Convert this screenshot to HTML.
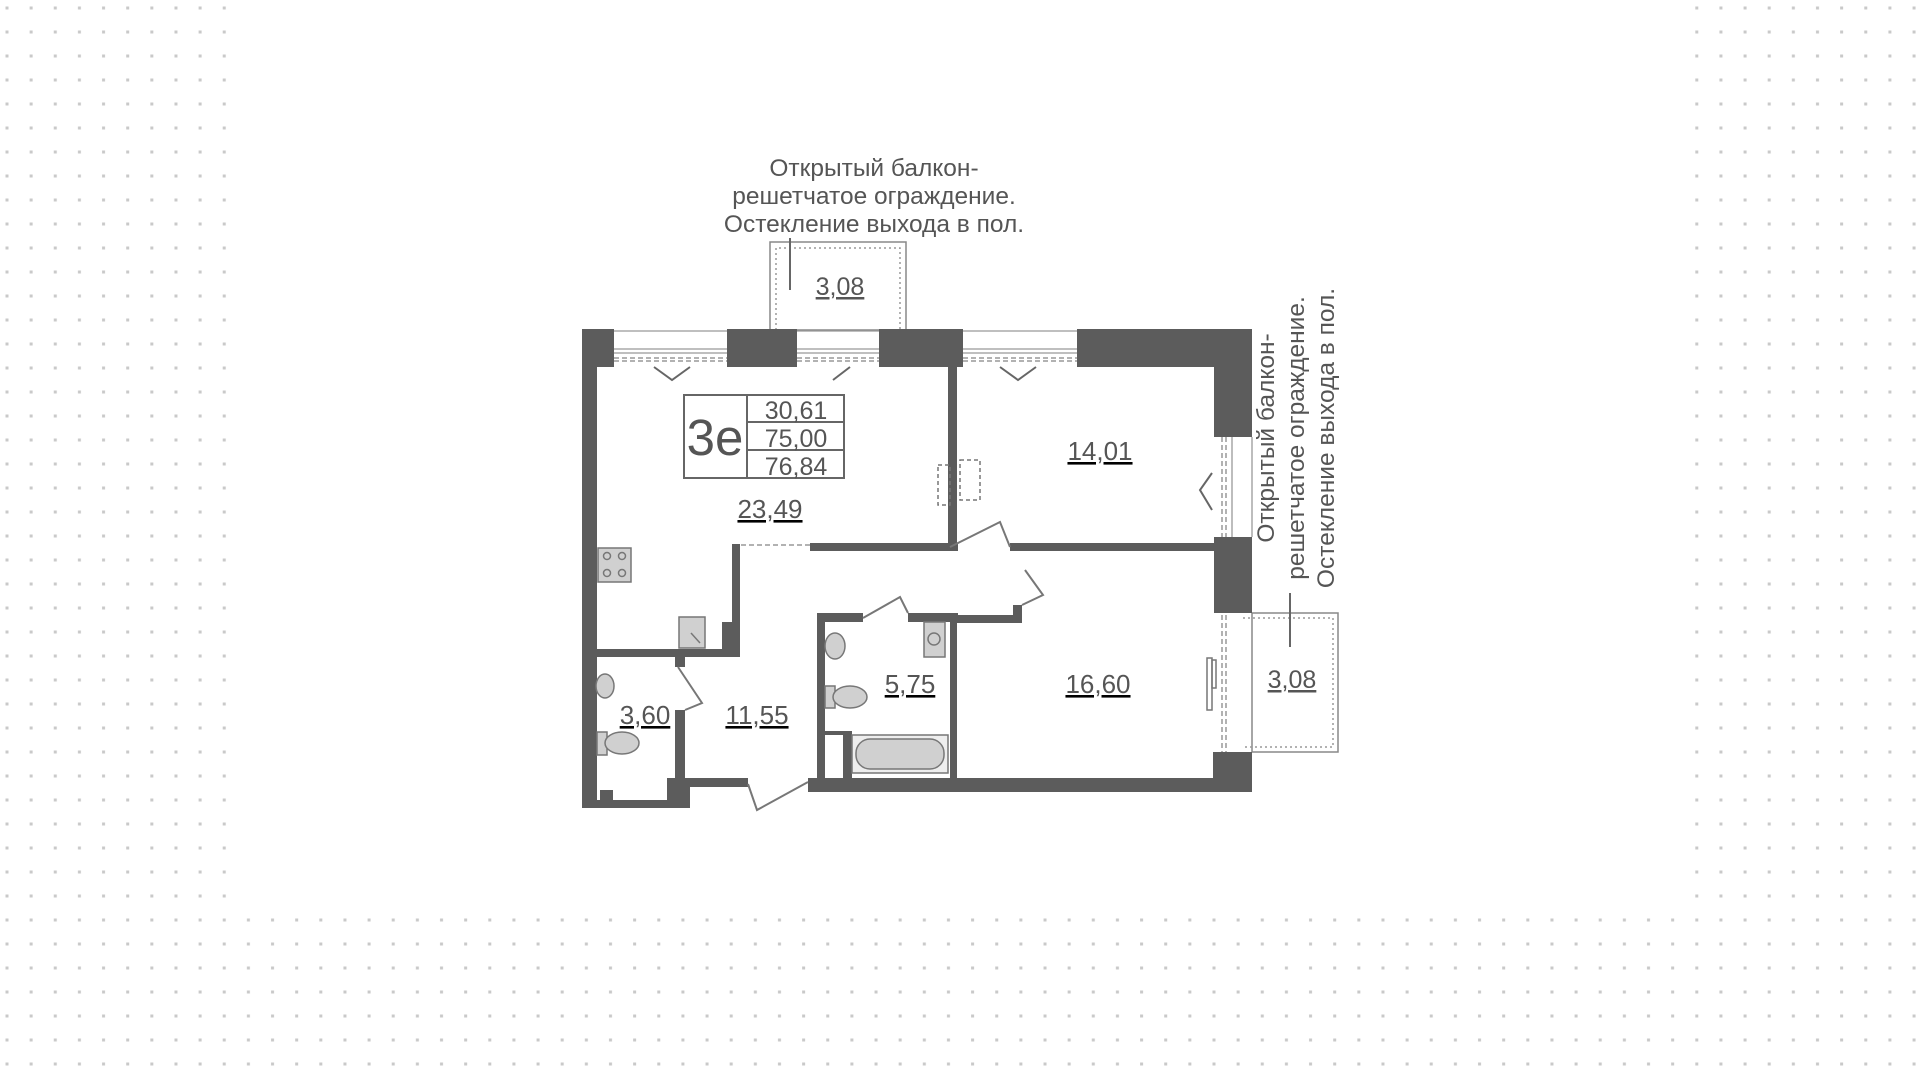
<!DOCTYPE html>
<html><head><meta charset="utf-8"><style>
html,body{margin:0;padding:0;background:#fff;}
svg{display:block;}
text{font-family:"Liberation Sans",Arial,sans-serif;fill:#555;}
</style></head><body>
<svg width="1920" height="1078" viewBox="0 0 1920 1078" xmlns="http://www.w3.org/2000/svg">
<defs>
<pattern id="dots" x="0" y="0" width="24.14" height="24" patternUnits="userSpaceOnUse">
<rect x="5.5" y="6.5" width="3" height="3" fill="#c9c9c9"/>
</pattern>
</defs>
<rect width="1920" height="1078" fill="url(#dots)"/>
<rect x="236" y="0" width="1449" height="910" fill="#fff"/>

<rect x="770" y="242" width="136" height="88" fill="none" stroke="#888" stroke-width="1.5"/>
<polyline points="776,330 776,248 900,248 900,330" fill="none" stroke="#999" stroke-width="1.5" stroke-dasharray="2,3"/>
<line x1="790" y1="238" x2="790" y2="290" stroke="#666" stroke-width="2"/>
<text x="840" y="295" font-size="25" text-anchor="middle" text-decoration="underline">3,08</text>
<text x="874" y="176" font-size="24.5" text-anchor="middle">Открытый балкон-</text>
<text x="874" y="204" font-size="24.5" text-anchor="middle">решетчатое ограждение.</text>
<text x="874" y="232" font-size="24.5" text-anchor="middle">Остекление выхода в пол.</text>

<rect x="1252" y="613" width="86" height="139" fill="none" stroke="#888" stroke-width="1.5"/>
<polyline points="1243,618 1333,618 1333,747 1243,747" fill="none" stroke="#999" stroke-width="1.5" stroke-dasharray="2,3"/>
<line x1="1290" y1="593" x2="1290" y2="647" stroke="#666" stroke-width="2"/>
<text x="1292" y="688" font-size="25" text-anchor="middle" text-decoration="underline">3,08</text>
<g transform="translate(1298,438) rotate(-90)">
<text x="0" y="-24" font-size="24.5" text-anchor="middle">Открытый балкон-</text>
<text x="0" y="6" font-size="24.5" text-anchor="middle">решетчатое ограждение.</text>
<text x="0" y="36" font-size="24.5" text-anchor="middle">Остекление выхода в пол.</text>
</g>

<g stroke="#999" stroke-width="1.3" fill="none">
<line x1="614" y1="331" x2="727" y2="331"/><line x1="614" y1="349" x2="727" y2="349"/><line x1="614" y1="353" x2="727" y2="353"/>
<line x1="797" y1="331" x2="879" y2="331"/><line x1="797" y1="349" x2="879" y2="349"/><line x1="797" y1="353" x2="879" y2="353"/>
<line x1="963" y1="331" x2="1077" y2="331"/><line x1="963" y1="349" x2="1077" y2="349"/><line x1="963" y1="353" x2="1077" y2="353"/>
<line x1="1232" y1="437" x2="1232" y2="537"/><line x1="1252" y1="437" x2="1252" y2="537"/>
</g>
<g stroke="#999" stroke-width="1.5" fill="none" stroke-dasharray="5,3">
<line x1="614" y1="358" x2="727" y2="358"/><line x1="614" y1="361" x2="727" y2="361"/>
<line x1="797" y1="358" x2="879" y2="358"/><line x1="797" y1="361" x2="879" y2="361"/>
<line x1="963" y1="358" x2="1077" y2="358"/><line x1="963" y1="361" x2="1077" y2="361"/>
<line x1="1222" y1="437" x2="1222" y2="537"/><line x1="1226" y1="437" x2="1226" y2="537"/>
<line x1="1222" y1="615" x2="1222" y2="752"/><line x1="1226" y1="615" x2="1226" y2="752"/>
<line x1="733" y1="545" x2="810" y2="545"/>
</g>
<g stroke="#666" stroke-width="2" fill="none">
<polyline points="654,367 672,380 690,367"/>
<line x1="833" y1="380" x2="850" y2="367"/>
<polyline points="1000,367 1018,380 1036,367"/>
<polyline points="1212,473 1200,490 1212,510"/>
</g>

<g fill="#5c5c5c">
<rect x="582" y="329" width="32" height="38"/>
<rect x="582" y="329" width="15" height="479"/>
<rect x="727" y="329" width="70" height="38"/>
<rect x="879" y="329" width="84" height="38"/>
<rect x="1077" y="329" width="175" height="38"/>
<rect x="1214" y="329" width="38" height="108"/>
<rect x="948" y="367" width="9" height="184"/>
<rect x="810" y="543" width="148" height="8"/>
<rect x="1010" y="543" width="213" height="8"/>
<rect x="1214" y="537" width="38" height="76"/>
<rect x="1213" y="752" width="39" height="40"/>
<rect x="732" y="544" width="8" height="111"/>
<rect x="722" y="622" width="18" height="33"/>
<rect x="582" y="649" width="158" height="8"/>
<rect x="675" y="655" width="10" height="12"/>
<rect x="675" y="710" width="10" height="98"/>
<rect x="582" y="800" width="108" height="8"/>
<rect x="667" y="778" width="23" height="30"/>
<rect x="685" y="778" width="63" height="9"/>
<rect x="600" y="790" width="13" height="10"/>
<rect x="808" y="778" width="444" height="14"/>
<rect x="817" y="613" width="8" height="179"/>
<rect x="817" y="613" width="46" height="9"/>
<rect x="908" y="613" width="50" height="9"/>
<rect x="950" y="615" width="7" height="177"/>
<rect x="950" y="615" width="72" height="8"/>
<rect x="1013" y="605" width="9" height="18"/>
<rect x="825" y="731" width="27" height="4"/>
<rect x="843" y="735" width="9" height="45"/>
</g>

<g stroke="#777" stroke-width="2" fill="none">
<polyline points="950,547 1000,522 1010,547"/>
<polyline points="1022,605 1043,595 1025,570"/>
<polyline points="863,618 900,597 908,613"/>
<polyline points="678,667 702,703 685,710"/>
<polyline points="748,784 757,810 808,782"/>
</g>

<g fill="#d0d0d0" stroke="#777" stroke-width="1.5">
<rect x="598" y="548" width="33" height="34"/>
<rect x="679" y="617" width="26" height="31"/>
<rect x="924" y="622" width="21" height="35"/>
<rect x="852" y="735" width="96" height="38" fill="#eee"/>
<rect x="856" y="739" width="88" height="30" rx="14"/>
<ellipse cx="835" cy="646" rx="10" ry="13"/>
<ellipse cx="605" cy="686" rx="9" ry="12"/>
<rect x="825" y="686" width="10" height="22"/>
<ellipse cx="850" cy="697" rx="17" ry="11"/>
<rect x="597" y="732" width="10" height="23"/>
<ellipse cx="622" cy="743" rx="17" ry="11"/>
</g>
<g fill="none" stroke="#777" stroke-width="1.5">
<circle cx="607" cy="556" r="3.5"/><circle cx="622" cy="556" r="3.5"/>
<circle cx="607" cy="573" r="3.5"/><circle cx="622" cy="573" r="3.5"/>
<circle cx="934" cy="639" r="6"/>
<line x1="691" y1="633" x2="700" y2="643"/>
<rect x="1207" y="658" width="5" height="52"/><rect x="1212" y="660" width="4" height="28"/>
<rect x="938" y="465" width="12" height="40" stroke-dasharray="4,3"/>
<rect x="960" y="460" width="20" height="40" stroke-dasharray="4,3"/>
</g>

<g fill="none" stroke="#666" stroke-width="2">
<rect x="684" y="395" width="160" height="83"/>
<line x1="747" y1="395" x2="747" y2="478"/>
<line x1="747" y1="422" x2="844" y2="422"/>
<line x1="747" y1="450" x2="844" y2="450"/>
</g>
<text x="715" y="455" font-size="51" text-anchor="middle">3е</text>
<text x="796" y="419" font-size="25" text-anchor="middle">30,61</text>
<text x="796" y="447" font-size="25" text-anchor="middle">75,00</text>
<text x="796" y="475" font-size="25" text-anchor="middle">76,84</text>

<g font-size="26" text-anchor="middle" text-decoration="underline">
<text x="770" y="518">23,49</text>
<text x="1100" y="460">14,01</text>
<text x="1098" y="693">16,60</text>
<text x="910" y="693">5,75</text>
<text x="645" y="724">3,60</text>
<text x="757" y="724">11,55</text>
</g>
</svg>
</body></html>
--------------------
Exercise
Leave out the pictures and give the listing above again exactly.

Answer
Convert this screenshot to HTML.
<!DOCTYPE html>
<html><head><meta charset="utf-8"><style>
html,body{margin:0;padding:0;background:#fff;}
svg{display:block;}
text{font-family:"Liberation Sans",Arial,sans-serif;fill:#555;}
</style></head><body>
<svg width="1920" height="1078" viewBox="0 0 1920 1078" xmlns="http://www.w3.org/2000/svg">
<defs>
<pattern id="dots" x="0" y="0" width="24.14" height="24" patternUnits="userSpaceOnUse">
<rect x="5.5" y="6.5" width="3" height="3" fill="#c9c9c9"/>
</pattern>
</defs>
<rect width="1920" height="1078" fill="url(#dots)"/>
<rect x="236" y="0" width="1449" height="910" fill="#fff"/>

<rect x="770" y="242" width="136" height="88" fill="none" stroke="#888" stroke-width="1.5"/>
<polyline points="776,330 776,248 900,248 900,330" fill="none" stroke="#999" stroke-width="1.5" stroke-dasharray="2,3"/>
<line x1="790" y1="238" x2="790" y2="290" stroke="#666" stroke-width="2"/>
<text x="840" y="295" font-size="25" text-anchor="middle" text-decoration="underline">3,08</text>
<text x="874" y="176" font-size="24.5" text-anchor="middle">Открытый балкон-</text>
<text x="874" y="204" font-size="24.5" text-anchor="middle">решетчатое ограждение.</text>
<text x="874" y="232" font-size="24.5" text-anchor="middle">Остекление выхода в пол.</text>

<rect x="1252" y="613" width="86" height="139" fill="none" stroke="#888" stroke-width="1.5"/>
<polyline points="1243,618 1333,618 1333,747 1243,747" fill="none" stroke="#999" stroke-width="1.5" stroke-dasharray="2,3"/>
<line x1="1290" y1="593" x2="1290" y2="647" stroke="#666" stroke-width="2"/>
<text x="1292" y="688" font-size="25" text-anchor="middle" text-decoration="underline">3,08</text>
<g transform="translate(1298,438) rotate(-90)">
<text x="0" y="-24" font-size="24.5" text-anchor="middle">Открытый балкон-</text>
<text x="0" y="6" font-size="24.5" text-anchor="middle">решетчатое ограждение.</text>
<text x="0" y="36" font-size="24.5" text-anchor="middle">Остекление выхода в пол.</text>
</g>

<g stroke="#999" stroke-width="1.3" fill="none">
<line x1="614" y1="331" x2="727" y2="331"/><line x1="614" y1="349" x2="727" y2="349"/><line x1="614" y1="353" x2="727" y2="353"/>
<line x1="797" y1="331" x2="879" y2="331"/><line x1="797" y1="349" x2="879" y2="349"/><line x1="797" y1="353" x2="879" y2="353"/>
<line x1="963" y1="331" x2="1077" y2="331"/><line x1="963" y1="349" x2="1077" y2="349"/><line x1="963" y1="353" x2="1077" y2="353"/>
<line x1="1232" y1="437" x2="1232" y2="537"/><line x1="1252" y1="437" x2="1252" y2="537"/>
</g>
<g stroke="#999" stroke-width="1.5" fill="none" stroke-dasharray="5,3">
<line x1="614" y1="358" x2="727" y2="358"/><line x1="614" y1="361" x2="727" y2="361"/>
<line x1="797" y1="358" x2="879" y2="358"/><line x1="797" y1="361" x2="879" y2="361"/>
<line x1="963" y1="358" x2="1077" y2="358"/><line x1="963" y1="361" x2="1077" y2="361"/>
<line x1="1222" y1="437" x2="1222" y2="537"/><line x1="1226" y1="437" x2="1226" y2="537"/>
<line x1="1222" y1="615" x2="1222" y2="752"/><line x1="1226" y1="615" x2="1226" y2="752"/>
<line x1="733" y1="545" x2="810" y2="545"/>
</g>
<g stroke="#666" stroke-width="2" fill="none">
<polyline points="654,367 672,380 690,367"/>
<line x1="833" y1="380" x2="850" y2="367"/>
<polyline points="1000,367 1018,380 1036,367"/>
<polyline points="1212,473 1200,490 1212,510"/>
</g>

<g fill="#5c5c5c">
<rect x="582" y="329" width="32" height="38"/>
<rect x="582" y="329" width="15" height="479"/>
<rect x="727" y="329" width="70" height="38"/>
<rect x="879" y="329" width="84" height="38"/>
<rect x="1077" y="329" width="175" height="38"/>
<rect x="1214" y="329" width="38" height="108"/>
<rect x="948" y="367" width="9" height="184"/>
<rect x="810" y="543" width="148" height="8"/>
<rect x="1010" y="543" width="213" height="8"/>
<rect x="1214" y="537" width="38" height="76"/>
<rect x="1213" y="752" width="39" height="40"/>
<rect x="732" y="544" width="8" height="111"/>
<rect x="722" y="622" width="18" height="33"/>
<rect x="582" y="649" width="158" height="8"/>
<rect x="675" y="655" width="10" height="12"/>
<rect x="675" y="710" width="10" height="98"/>
<rect x="582" y="800" width="108" height="8"/>
<rect x="667" y="778" width="23" height="30"/>
<rect x="685" y="778" width="63" height="9"/>
<rect x="600" y="790" width="13" height="10"/>
<rect x="808" y="778" width="444" height="14"/>
<rect x="817" y="613" width="8" height="179"/>
<rect x="817" y="613" width="46" height="9"/>
<rect x="908" y="613" width="50" height="9"/>
<rect x="950" y="615" width="7" height="177"/>
<rect x="950" y="615" width="72" height="8"/>
<rect x="1013" y="605" width="9" height="18"/>
<rect x="825" y="731" width="27" height="4"/>
<rect x="843" y="735" width="9" height="45"/>
</g>

<g stroke="#777" stroke-width="2" fill="none">
<polyline points="950,547 1000,522 1010,547"/>
<polyline points="1022,605 1043,595 1025,570"/>
<polyline points="863,618 900,597 908,613"/>
<polyline points="678,667 702,703 685,710"/>
<polyline points="748,784 757,810 808,782"/>
</g>

<g fill="#d0d0d0" stroke="#777" stroke-width="1.5">
<rect x="598" y="548" width="33" height="34"/>
<rect x="679" y="617" width="26" height="31"/>
<rect x="924" y="622" width="21" height="35"/>
<rect x="852" y="735" width="96" height="38" fill="#eee"/>
<rect x="856" y="739" width="88" height="30" rx="14"/>
<ellipse cx="835" cy="646" rx="10" ry="13"/>
<ellipse cx="605" cy="686" rx="9" ry="12"/>
<rect x="825" y="686" width="10" height="22"/>
<ellipse cx="850" cy="697" rx="17" ry="11"/>
<rect x="597" y="732" width="10" height="23"/>
<ellipse cx="622" cy="743" rx="17" ry="11"/>
</g>
<g fill="none" stroke="#777" stroke-width="1.5">
<circle cx="607" cy="556" r="3.5"/><circle cx="622" cy="556" r="3.5"/>
<circle cx="607" cy="573" r="3.5"/><circle cx="622" cy="573" r="3.5"/>
<circle cx="934" cy="639" r="6"/>
<line x1="691" y1="633" x2="700" y2="643"/>
<rect x="1207" y="658" width="5" height="52"/><rect x="1212" y="660" width="4" height="28"/>
<rect x="938" y="465" width="12" height="40" stroke-dasharray="4,3"/>
<rect x="960" y="460" width="20" height="40" stroke-dasharray="4,3"/>
</g>

<g fill="none" stroke="#666" stroke-width="2">
<rect x="684" y="395" width="160" height="83"/>
<line x1="747" y1="395" x2="747" y2="478"/>
<line x1="747" y1="422" x2="844" y2="422"/>
<line x1="747" y1="450" x2="844" y2="450"/>
</g>
<text x="715" y="455" font-size="51" text-anchor="middle">3е</text>
<text x="796" y="419" font-size="25" text-anchor="middle">30,61</text>
<text x="796" y="447" font-size="25" text-anchor="middle">75,00</text>
<text x="796" y="475" font-size="25" text-anchor="middle">76,84</text>

<g font-size="26" text-anchor="middle" text-decoration="underline">
<text x="770" y="518">23,49</text>
<text x="1100" y="460">14,01</text>
<text x="1098" y="693">16,60</text>
<text x="910" y="693">5,75</text>
<text x="645" y="724">3,60</text>
<text x="757" y="724">11,55</text>
</g>
</svg>
</body></html>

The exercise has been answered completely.